Dan Smith, president and ceo of Four Point Alliance, answers SCI's questions
Q: How and when did Four Point Alliance become involved in the CMBS market?
A: Four Point Alliance (FPA) is a commercial real estate advisory firm specialising in expert witness testimony in CMBS and other types of commercial real estate lawsuits, CMBS loan servicing and asset management. I formed the firm in 2009 to assist borrowers, lenders and CMBS servicers in navigating the CMBS servicing process. Indeed, the four points referred to in the firm's name represent our four client groups - borrowers, investors, lenders and third-party providers.
FPA is allied with Hart Advisors Group, which specialises in CRE equity portfolio management, loan restructures, loan assumptions and due diligence. The alliance involves referring business to each other: I refer asset management work to Hart Advisors and they refer litigation support work to FPA.

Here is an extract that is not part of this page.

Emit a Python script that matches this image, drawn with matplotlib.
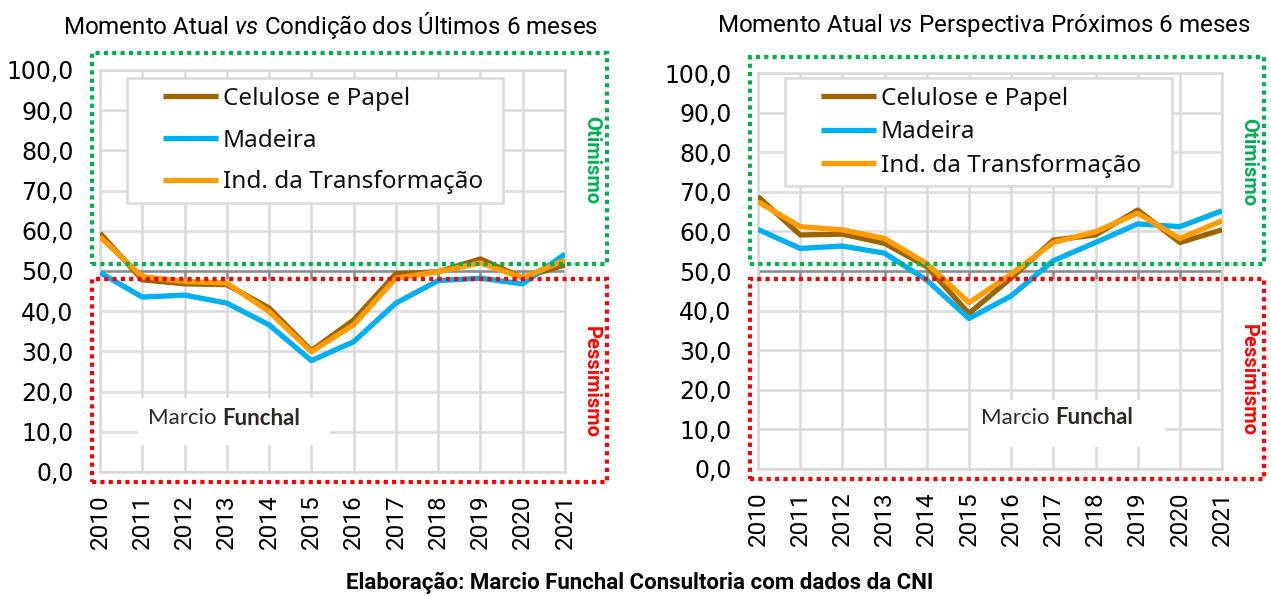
import matplotlib.pyplot as plt
from matplotlib.patches import Rectangle
from matplotlib.lines import Line2D
from matplotlib.legend_handler import HandlerLine2D

plt.rcParams['mathtext.fontset'] = 'custom'
plt.rcParams['mathtext.rm'] = 'Roboto'
plt.rcParams['mathtext.it'] = 'Roboto:italic'

# dados (leitura aproximada do gráfico original)
anos = [2010, 2011, 2012, 2013, 2014, 2015, 2016, 2017, 2018, 2019, 2020, 2021]

# Momento Atual vs Condição dos Últimos 6 meses
celulose_ult = [59.4, 47.8, 46.8, 46.6, 40.8, 30.2, 37.8, 49.3, 49.8, 53.0, 48.3, 51.5]
madeira_ult = [49.6, 43.5, 44.0, 42.0, 36.6, 27.7, 32.4, 42.0, 47.6, 48.2, 46.8, 54.2]
transf_ult = [58.5, 48.6, 47.4, 47.0, 39.9, 29.9, 36.6, 48.2, 49.8, 52.0, 48.3, 52.7]

# Momento Atual vs Perspectiva Próximos 6 meses
celulose_prox = [68.8, 59.1, 59.3, 57.0, 51.1, 39.3, 48.2, 57.8, 59.1, 65.4, 57.2, 60.4]
madeira_prox = [60.5, 55.7, 56.3, 54.5, 47.7, 38.0, 43.7, 52.6, 57.2, 61.9, 61.2, 65.2]
transf_prox = [67.5, 61.2, 60.4, 58.2, 51.9, 42.0, 49.2, 57.2, 59.9, 64.6, 58.2, 62.7]

series_nomes = ["Celulose e Papel", "Madeira", "Ind. da Transformação"]
cores = ["#9c6500", "#00b0f0", "#ff9c00"]
yticks = [0, 10, 20, 30, 40, 50, 60, 70, 80, 90, 100]
ylabels = [("%.1f" % v).replace(".", ",") for v in yticks]

titulos = [r"Momento Atual $\mathit{vs}$ Condição dos Últimos 6 meses",
           r"Momento Atual $\mathit{vs}$ Perspectiva Próximos 6 meses"]

fig = plt.figure(figsize=(12.71, 5.96), dpi=100)
ax1 = fig.add_axes([0.0787, 0.2081, 0.3658, 0.6745])
ax2 = fig.add_axes([0.5964, 0.2131, 0.3651, 0.6644])

grid_cor = "#d9d9d9"


def desenha(ax, dados, leg_bbox, leg_spacing, marca_x, marca_y, fundo):
    for valores, nome, cor in zip(dados, series_nomes, cores):
        ax.plot(anos, valores, color=cor, lw=3.8, label=nome, solid_capstyle='butt', zorder=3)
    ax.set_xlim(anos[0], anos[-1])
    ax.set_ylim(0, 100)
    ax.set_xticks(anos)
    ax.set_xticklabels([str(a) for a in anos], rotation=90, fontsize=17.5,
                       family='Roboto')
    ax.set_yticks(yticks)
    ax.set_yticklabels(ylabels, fontsize=17, family='DejaVu Sans')
    ax.tick_params(axis='both', length=0)
    ax.tick_params(axis='x', pad=16)
    ax.tick_params(axis='y', pad=19)
    ax.grid(True, color=grid_cor, lw=1.8, zorder=0)
    for s in ax.spines.values():
        s.set_color(grid_cor)
        s.set_linewidth(1.8)
    # eixo em 50
    ax.axhline(50, color="#8c8c8c", lw=1.8, zorder=2)
    ax.vlines(anos, 48, 50, color="#8c8c8c", lw=1.8, zorder=2)

    leg = ax.legend(loc='upper left', bbox_to_anchor=leg_bbox, mode='expand',
                    borderaxespad=0, fancybox=False, framealpha=1,
                    edgecolor=grid_cor, handlelength=3.4, handletextpad=0.2,
                    labelspacing=leg_spacing, borderpad=0.35,
                    handler_map={Line2D: HandlerLine2D(xpad=1.15)},
                    prop={'family': 'Noto Sans', 'size': 17.5})
    leg.get_frame().set_linewidth(1.8)
    leg.set_zorder(5)
    for t in leg.get_texts():
        t.set_color("#111111")

    # caixas de otimismo / pessimismo
    ax.add_patch(Rectangle((2009.82, 51.7), 12.17, 52.4, fill=False,
                           ec="#00b050", lw=3, ls=(0, (1, 1)), clip_on=False, zorder=6))
    ax.add_patch(Rectangle((2009.82, -2.6), 12.17, 50.6, fill=False,
                           ec="#ff0000", lw=3, ls=(0, (1, 1)), clip_on=False, zorder=6))
    ax.text(2021.62, 77.5, "Otimismo", rotation=-90, color="#00b050", fontsize=14.5,
            fontweight='bold', family='Roboto', ha='center', va='center', clip_on=False)
    ax.text(2021.62, 22.5, "Pessimismo", rotation=-90, color="#ff0000", fontsize=14.5,
            fontweight='bold', family='Roboto', ha='center', va='center', clip_on=False)

    # marca d'água
    ax.add_patch(Rectangle((fundo[0], fundo[1]), fundo[2], fundo[3], fc='white',
                           ec='none', zorder=4))
    ax.text(marca_x, marca_y, "Marcio ", ha='right', va='center', fontsize=16,
            family='Lato', color="#2f2522", zorder=5)
    ax.text(marca_x, marca_y, "Funchal", ha='left', va='center', fontsize=16,
            family='Lato', fontweight='bold', color="#2f2522", zorder=5)


desenha(ax1, [celulose_ult, madeira_ult, transf_ult],
        (0.058, 0.684, 0.809, 0.296), 0.74, 2012.9, 13.4, (2010.9, 6.7, 4.55, 11.7))
desenha(ax2, [celulose_prox, madeira_prox, transf_prox],
        (0.058, 0.725, 0.834, 0.262), 0.39, 2017.05, 12.9, (2015.05, 5.6, 4.6, 11.8))

fig.text(0.26, 0.958, titulos[0], ha='center', va='center', fontsize=17.4, family='Roboto')
fig.text(0.774, 0.958, titulos[1], ha='center', va='center', fontsize=17.4, family='Roboto')
fig.text(0.5036, 0.022, "Elaboração: Marcio Funchal Consultoria com dados da CNI",
         ha='center', va='center', fontsize=16, fontweight='bold', family='Roboto')

fig.savefig("out.png", dpi=100)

I previously led RBC's CRE lending group and after the bank closed it down, I was asked to work as an expert witness in a CMBS case. I realised that this might be a good niche to move into, especially given that - at the time - it was apparent that CRE lending probably wasn't going to pick up for a while.
Q: What are your key areas of focus today?
A: At present, I'm mainly focused on CMBS expert witness work. So far, I've been involved with many cases, the majority of which have been settled without going to trial.
Primarily the alliance with Hart works on behalf of investors that are in litigation with CMBS issuers, but I've also been involved in suits between servicers and borrowers. The work ranges from consulting to testifying, which entails scrutinising legal documents at time of occurrence, as well as any electronic communication and the underwriting files prepared by the lender.
I then produce a report supporting my findings for the judge and undergo a deposition. If the case goes to trial, I have to testify in court.
Most cases concern deals from 2005-2007, but by the time I'm involved they'll usually have been in dispute for over a year. The focus of the cases is usually on reps and warranty issues or a bankruptcy plan.
Q: Which challenges/opportunities does the current environment bring to your business and how do you intend to manage them?
A: I also work with borrowers who are late with payments or are experiencing non-monetary defaults or undergoing assumptions. Special servicers are extremely busy at present and don't have time to manage borrowers through the process. For many borrowers, it's the first time that they've been involved with a loan modification, so I essentially guide them through it.
The process is complicated and involves talking to the special servicer about their decisions and then liaising with the borrower. Sometimes it's a matter of getting files together with relevant information, such as data about the property, cash flow and what has caused the distress.
In many cases, property values have declined so much that the borrower can't refinance - this is particularly the case now that there are fewer lenders around. Those that are lending aren't lending to the LTVs needed. At the same time, cap rates have also risen.
When dealing with servicers, it is very important for borrowers to bring equity to the table. We can provide access to equity if a borrower needs it, but this isn't an area of our business that we market strongly.
Finally, in terms of the asset management side of the business, we'll advise on ways to grow operating income, as well as on the improvements process, and negotiating with tenants and vendors.
Q: How do you differentiate yourself from your competitors?
A: There aren't that many expert witnesses in the CRE/CMBS industry, so I don't have much competition. It's somewhat of a confrontational business, so many professionals stay out or have conflicts. However, if there's a conflict of interest, I'll refer business to someone else.
Q: What major developments do you need/expect from the market in the future?
A: Looking ahead, the CMBS market needs to stabilise: volatility in underwriting has to decrease and lenders need to develop a longer-term view on the sector.
Part of the problem is the paucity in available hedging strategies; not everyone is comfortable using synthetic indices, for example. I don't think we'll see many US$1bn-plus pools emerging any time soon because of the warehouse risk.
Instead, issuers will go to the market more frequently with smaller pools, teaming up with other banks in the process. To be successful, these partnerships need to embrace consistency in underwriting and a similar philosophy in terms of leverage levels and property types.
It would help investor acceptance if CMBS structures included reserves for maintenance and operational repairs, as well as reserves for shortfalls incurred while leases are being renewed or improvements are made. We're beginning to see these reserves included in deals, but not as frequently as investors would like.
While underwriting is becoming more homogeneous now, accumulation of collateral remains an issue because the market is so volatile. We've seen many instances of differing interest rates at time of application and execution, which has ultimately lengthened the pipeline.
Nevertheless, I expect a modest increase in CMBS volume next year. We're on target to hit US$30bn of issuance this year, so 2012's tally will probably be in the region of US$40bn-US$50bn.
Certainly, we'll see growth if the markets stabilise - after all, there is significant need for financing, with the magnitude of loans coming due over the next few years. Insurance firms will continue to play a significant role next year, albeit at not a particularly high enough percentage of the total refinancing necessary. Ultimately, the CMBS sector needs increased investor acceptance at both senior and subordinate levels.